THE PROBLEM = Quote the data below in full, minus the images.

# SUPPLIED DATA start

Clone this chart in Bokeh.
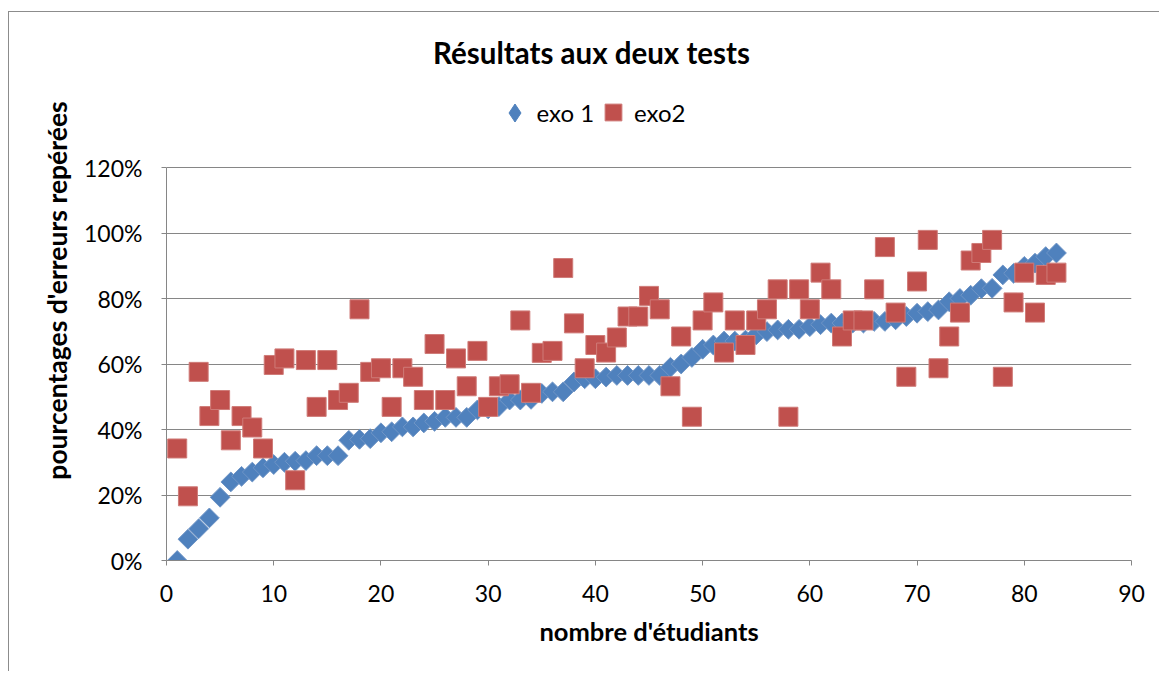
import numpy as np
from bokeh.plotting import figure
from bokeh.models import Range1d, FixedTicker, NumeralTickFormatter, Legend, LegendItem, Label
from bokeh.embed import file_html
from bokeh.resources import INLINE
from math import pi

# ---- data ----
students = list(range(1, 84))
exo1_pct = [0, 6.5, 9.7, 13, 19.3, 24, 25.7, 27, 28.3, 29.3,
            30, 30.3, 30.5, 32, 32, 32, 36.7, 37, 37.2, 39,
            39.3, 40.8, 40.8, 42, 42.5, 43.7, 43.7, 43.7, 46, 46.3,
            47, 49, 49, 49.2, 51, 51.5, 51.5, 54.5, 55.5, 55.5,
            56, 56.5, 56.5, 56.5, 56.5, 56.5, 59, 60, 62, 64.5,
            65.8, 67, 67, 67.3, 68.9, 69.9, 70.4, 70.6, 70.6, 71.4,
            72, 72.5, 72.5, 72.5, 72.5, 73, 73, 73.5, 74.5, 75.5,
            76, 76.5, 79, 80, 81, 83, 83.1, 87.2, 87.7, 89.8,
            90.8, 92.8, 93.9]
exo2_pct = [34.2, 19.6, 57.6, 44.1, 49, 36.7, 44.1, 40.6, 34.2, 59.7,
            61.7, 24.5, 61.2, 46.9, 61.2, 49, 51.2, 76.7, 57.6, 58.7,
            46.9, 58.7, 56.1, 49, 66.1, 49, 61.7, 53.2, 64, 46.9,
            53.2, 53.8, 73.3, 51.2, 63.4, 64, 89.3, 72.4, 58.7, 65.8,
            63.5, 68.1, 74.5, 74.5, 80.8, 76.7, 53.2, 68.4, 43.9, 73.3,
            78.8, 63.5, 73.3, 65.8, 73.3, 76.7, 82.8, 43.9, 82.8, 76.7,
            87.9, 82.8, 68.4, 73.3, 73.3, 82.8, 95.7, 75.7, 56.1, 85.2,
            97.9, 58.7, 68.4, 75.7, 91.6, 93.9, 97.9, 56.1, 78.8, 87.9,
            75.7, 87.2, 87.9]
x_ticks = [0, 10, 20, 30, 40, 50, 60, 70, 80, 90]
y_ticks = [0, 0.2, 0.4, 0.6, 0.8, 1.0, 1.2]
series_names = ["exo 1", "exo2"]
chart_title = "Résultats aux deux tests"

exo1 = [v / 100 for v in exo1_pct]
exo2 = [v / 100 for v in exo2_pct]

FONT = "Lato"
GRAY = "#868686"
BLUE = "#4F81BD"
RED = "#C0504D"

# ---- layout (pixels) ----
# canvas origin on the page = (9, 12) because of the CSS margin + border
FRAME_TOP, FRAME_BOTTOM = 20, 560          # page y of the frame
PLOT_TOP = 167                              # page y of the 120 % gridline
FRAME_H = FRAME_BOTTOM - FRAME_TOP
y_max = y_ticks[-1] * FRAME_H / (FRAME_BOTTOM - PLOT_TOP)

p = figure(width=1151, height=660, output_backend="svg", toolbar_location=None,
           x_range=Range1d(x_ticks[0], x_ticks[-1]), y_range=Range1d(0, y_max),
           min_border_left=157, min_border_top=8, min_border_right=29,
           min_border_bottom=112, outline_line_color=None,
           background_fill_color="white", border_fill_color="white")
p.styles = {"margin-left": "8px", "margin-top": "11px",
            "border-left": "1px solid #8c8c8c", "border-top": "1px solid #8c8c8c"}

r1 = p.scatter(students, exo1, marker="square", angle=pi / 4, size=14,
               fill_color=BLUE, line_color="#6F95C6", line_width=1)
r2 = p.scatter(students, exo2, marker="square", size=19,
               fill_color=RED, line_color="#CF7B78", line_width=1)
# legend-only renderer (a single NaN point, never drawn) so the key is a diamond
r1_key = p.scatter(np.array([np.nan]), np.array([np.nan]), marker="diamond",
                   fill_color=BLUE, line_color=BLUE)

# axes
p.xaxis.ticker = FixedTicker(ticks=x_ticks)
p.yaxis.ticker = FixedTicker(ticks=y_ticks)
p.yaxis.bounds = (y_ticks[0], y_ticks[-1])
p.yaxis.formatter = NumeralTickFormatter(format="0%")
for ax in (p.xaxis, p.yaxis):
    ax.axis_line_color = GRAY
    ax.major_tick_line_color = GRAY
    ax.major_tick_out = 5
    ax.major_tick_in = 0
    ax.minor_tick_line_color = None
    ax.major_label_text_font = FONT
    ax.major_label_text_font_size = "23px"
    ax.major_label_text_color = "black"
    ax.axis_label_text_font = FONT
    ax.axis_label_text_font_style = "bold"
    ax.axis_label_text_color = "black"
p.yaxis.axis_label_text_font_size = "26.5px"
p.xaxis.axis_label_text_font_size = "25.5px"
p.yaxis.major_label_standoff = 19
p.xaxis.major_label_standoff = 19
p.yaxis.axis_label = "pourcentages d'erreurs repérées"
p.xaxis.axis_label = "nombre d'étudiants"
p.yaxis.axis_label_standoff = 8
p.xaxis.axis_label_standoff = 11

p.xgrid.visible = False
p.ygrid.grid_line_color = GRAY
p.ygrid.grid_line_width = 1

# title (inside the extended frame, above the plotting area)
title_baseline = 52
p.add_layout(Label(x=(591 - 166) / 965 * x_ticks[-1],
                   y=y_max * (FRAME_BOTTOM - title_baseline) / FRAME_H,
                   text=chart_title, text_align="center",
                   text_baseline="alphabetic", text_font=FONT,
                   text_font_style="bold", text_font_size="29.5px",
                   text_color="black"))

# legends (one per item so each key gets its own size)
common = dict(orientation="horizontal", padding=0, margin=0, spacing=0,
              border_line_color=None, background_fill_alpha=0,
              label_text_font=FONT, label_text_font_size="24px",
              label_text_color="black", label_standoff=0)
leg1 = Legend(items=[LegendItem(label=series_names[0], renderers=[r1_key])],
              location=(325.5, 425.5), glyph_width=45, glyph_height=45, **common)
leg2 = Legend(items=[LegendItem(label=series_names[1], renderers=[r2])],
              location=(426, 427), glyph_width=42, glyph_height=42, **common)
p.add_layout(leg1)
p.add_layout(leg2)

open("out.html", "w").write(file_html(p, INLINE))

# SUPPLIED DATA end

RESULT OF THE TASK =
Clone this chart in Bokeh.
import numpy as np
from bokeh.plotting import figure
from bokeh.models import Range1d, FixedTicker, NumeralTickFormatter, Legend, LegendItem, Label
from bokeh.embed import file_html
from bokeh.resources import INLINE
from math import pi

# ---- data ----
students = list(range(1, 84))
exo1_pct = [0, 6.5, 9.7, 13, 19.3, 24, 25.7, 27, 28.3, 29.3,
            30, 30.3, 30.5, 32, 32, 32, 36.7, 37, 37.2, 39,
            39.3, 40.8, 40.8, 42, 42.5, 43.7, 43.7, 43.7, 46, 46.3,
            47, 49, 49, 49.2, 51, 51.5, 51.5, 54.5, 55.5, 55.5,
            56, 56.5, 56.5, 56.5, 56.5, 56.5, 59, 60, 62, 64.5,
            65.8, 67, 67, 67.3, 68.9, 69.9, 70.4, 70.6, 70.6, 71.4,
            72, 72.5, 72.5, 72.5, 72.5, 73, 73, 73.5, 74.5, 75.5,
            76, 76.5, 79, 80, 81, 83, 83.1, 87.2, 87.7, 89.8,
            90.8, 92.8, 93.9]
exo2_pct = [34.2, 19.6, 57.6, 44.1, 49, 36.7, 44.1, 40.6, 34.2, 59.7,
            61.7, 24.5, 61.2, 46.9, 61.2, 49, 51.2, 76.7, 57.6, 58.7,
            46.9, 58.7, 56.1, 49, 66.1, 49, 61.7, 53.2, 64, 46.9,
            53.2, 53.8, 73.3, 51.2, 63.4, 64, 89.3, 72.4, 58.7, 65.8,
            63.5, 68.1, 74.5, 74.5, 80.8, 76.7, 53.2, 68.4, 43.9, 73.3,
            78.8, 63.5, 73.3, 65.8, 73.3, 76.7, 82.8, 43.9, 82.8, 76.7,
            87.9, 82.8, 68.4, 73.3, 73.3, 82.8, 95.7, 75.7, 56.1, 85.2,
            97.9, 58.7, 68.4, 75.7, 91.6, 93.9, 97.9, 56.1, 78.8, 87.9,
            75.7, 87.2, 87.9]
x_ticks = [0, 10, 20, 30, 40, 50, 60, 70, 80, 90]
y_ticks = [0, 0.2, 0.4, 0.6, 0.8, 1.0, 1.2]
series_names = ["exo 1", "exo2"]
chart_title = "Résultats aux deux tests"

exo1 = [v / 100 for v in exo1_pct]
exo2 = [v / 100 for v in exo2_pct]

FONT = "Lato"
GRAY = "#868686"
BLUE = "#4F81BD"
RED = "#C0504D"

# ---- layout (pixels) ----
# canvas origin on the page = (9, 12) because of the CSS margin + border
FRAME_TOP, FRAME_BOTTOM = 20, 560          # page y of the frame
PLOT_TOP = 167                              # page y of the 120 % gridline
FRAME_H = FRAME_BOTTOM - FRAME_TOP
y_max = y_ticks[-1] * FRAME_H / (FRAME_BOTTOM - PLOT_TOP)

p = figure(width=1151, height=660, output_backend="svg", toolbar_location=None,
           x_range=Range1d(x_ticks[0], x_ticks[-1]), y_range=Range1d(0, y_max),
           min_border_left=157, min_border_top=8, min_border_right=29,
           min_border_bottom=112, outline_line_color=None,
           background_fill_color="white", border_fill_color="white")
p.styles = {"margin-left": "8px", "margin-top": "11px",
            "border-left": "1px solid #8c8c8c", "border-top": "1px solid #8c8c8c"}

r1 = p.scatter(students, exo1, marker="square", angle=pi / 4, size=14,
               fill_color=BLUE, line_color="#6F95C6", line_width=1)
r2 = p.scatter(students, exo2, marker="square", size=19,
               fill_color=RED, line_color="#CF7B78", line_width=1)
# legend-only renderer (a single NaN point, never drawn) so the key is a diamond
r1_key = p.scatter(np.array([np.nan]), np.array([np.nan]), marker="diamond",
                   fill_color=BLUE, line_color=BLUE)

# axes
p.xaxis.ticker = FixedTicker(ticks=x_ticks)
p.yaxis.ticker = FixedTicker(ticks=y_ticks)
p.yaxis.bounds = (y_ticks[0], y_ticks[-1])
p.yaxis.formatter = NumeralTickFormatter(format="0%")
for ax in (p.xaxis, p.yaxis):
    ax.axis_line_color = GRAY
    ax.major_tick_line_color = GRAY
    ax.major_tick_out = 5
    ax.major_tick_in = 0
    ax.minor_tick_line_color = None
    ax.major_label_text_font = FONT
    ax.major_label_text_font_size = "23px"
    ax.major_label_text_color = "black"
    ax.axis_label_text_font = FONT
    ax.axis_label_text_font_style = "bold"
    ax.axis_label_text_color = "black"
p.yaxis.axis_label_text_font_size = "26.5px"
p.xaxis.axis_label_text_font_size = "25.5px"
p.yaxis.major_label_standoff = 19
p.xaxis.major_label_standoff = 19
p.yaxis.axis_label = "pourcentages d'erreurs repérées"
p.xaxis.axis_label = "nombre d'étudiants"
p.yaxis.axis_label_standoff = 8
p.xaxis.axis_label_standoff = 11

p.xgrid.visible = False
p.ygrid.grid_line_color = GRAY
p.ygrid.grid_line_width = 1

# title (inside the extended frame, above the plotting area)
title_baseline = 52
p.add_layout(Label(x=(591 - 166) / 965 * x_ticks[-1],
                   y=y_max * (FRAME_BOTTOM - title_baseline) / FRAME_H,
                   text=chart_title, text_align="center",
                   text_baseline="alphabetic", text_font=FONT,
                   text_font_style="bold", text_font_size="29.5px",
                   text_color="black"))

# legends (one per item so each key gets its own size)
common = dict(orientation="horizontal", padding=0, margin=0, spacing=0,
              border_line_color=None, background_fill_alpha=0,
              label_text_font=FONT, label_text_font_size="24px",
              label_text_color="black", label_standoff=0)
leg1 = Legend(items=[LegendItem(label=series_names[0], renderers=[r1_key])],
              location=(325.5, 425.5), glyph_width=45, glyph_height=45, **common)
leg2 = Legend(items=[LegendItem(label=series_names[1], renderers=[r2])],
              location=(426, 427), glyph_width=42, glyph_height=42, **common)
p.add_layout(leg1)
p.add_layout(leg2)

open("out.html", "w").write(file_html(p, INLINE))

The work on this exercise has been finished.